- Job: Copy out each line of the data that holds the word "this".

- Supplied entries:

━━━━━━━━━━━━━━━━━━━━━━━━━━━━━━

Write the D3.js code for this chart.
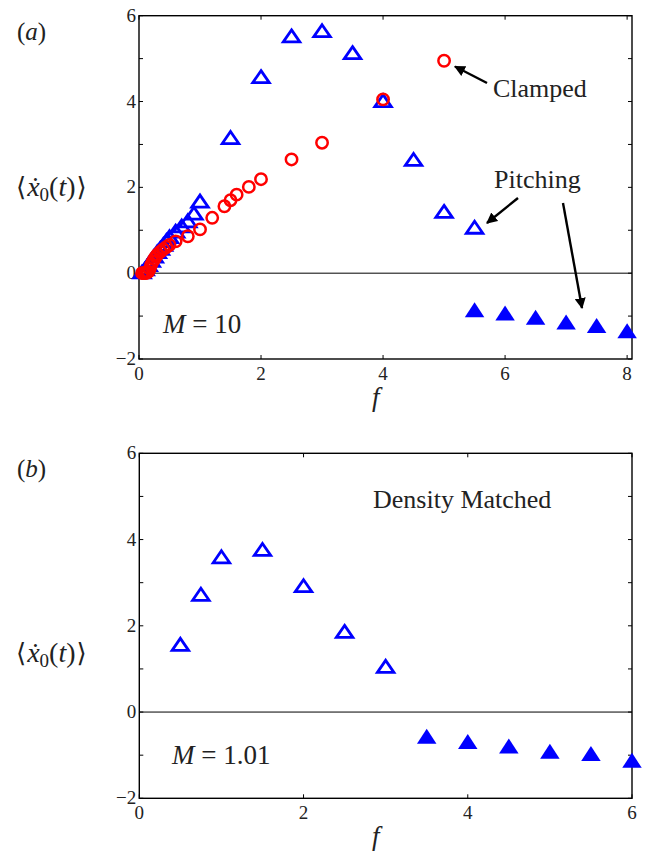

━━━━━━━━━━━━━━━━━━━━━━━━━━━━━━

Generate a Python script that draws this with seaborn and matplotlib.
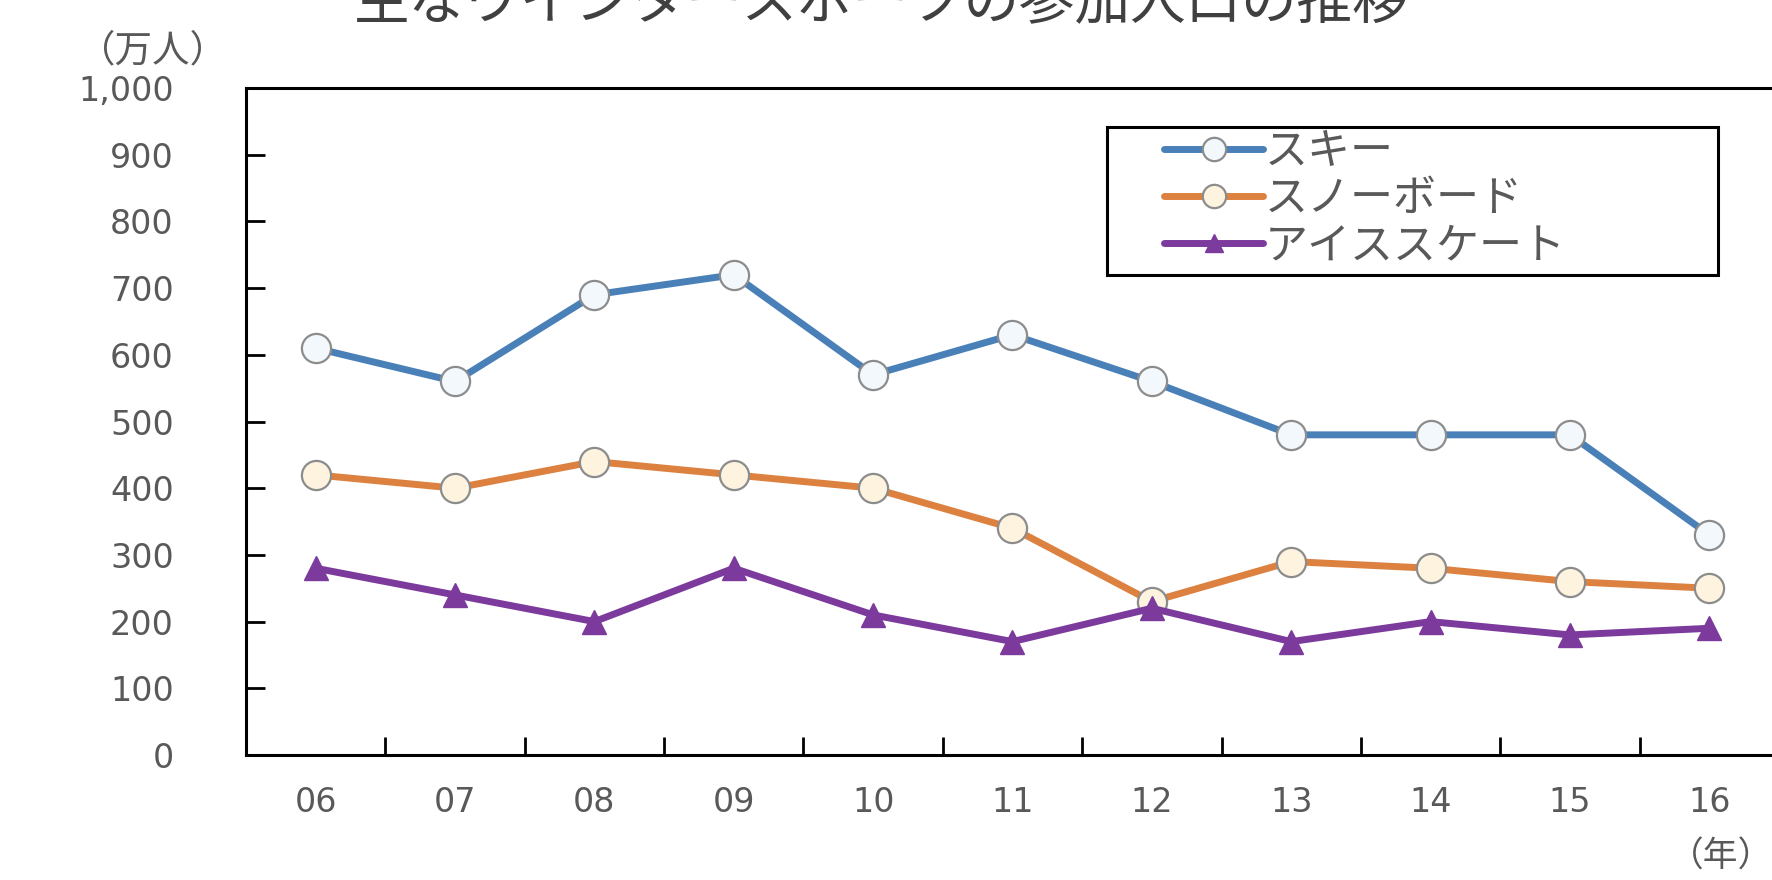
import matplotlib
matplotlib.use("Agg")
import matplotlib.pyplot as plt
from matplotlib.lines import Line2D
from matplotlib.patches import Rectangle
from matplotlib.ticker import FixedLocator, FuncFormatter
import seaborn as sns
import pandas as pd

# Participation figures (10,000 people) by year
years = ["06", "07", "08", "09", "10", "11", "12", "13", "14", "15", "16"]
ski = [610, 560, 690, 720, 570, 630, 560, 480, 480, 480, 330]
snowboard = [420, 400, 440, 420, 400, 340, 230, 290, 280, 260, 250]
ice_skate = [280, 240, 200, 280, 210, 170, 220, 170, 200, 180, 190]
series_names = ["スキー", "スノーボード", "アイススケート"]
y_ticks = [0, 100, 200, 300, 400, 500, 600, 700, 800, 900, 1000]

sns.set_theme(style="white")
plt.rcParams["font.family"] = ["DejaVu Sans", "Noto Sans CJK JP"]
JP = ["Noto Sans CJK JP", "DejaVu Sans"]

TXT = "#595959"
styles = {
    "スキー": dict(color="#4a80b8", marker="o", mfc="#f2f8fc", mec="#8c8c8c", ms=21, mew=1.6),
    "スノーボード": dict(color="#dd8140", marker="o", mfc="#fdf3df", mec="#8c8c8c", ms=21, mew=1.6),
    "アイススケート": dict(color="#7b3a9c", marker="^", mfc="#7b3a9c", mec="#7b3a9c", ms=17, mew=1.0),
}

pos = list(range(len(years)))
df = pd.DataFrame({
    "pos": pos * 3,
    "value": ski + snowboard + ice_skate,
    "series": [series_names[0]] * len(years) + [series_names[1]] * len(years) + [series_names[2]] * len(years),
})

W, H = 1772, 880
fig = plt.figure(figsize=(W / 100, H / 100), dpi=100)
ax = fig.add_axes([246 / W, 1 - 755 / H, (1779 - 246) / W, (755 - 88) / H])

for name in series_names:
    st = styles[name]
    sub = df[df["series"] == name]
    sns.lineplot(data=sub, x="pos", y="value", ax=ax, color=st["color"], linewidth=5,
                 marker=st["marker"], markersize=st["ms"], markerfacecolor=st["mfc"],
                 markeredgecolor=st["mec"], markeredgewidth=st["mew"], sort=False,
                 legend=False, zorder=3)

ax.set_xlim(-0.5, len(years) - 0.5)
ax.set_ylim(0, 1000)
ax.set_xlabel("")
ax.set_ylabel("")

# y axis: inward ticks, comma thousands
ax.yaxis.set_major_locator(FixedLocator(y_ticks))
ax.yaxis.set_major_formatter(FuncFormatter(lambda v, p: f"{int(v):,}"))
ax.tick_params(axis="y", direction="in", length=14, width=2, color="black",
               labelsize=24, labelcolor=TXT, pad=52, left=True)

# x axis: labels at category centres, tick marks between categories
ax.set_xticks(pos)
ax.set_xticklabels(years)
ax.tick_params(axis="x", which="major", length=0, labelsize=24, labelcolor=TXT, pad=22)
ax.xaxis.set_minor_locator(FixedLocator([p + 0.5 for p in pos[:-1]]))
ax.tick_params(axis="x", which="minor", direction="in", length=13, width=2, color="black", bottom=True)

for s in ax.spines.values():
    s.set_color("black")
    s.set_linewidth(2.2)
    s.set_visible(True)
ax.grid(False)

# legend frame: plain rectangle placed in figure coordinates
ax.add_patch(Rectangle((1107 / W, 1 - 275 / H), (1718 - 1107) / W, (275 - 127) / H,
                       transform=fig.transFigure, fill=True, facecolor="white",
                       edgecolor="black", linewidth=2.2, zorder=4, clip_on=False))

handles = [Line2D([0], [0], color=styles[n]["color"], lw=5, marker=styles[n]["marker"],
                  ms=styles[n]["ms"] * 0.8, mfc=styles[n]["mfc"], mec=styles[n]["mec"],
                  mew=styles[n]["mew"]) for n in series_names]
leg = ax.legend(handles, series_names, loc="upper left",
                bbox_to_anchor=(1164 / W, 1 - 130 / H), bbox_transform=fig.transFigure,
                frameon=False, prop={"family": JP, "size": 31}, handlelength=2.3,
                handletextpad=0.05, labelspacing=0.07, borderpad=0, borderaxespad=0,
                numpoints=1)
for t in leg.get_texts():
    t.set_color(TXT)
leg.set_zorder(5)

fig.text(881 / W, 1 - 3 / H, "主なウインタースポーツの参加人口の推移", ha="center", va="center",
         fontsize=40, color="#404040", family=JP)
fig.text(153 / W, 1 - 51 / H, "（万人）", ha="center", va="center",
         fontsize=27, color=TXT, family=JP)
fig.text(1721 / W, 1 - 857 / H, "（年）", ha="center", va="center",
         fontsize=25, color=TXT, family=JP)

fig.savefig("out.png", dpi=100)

━━━━━━━━━━━━━━━━━━━━━━━━━━━━━━

- The answer:
Write the D3.js code for this chart.
Generate a Python script that draws this with seaborn and matplotlib.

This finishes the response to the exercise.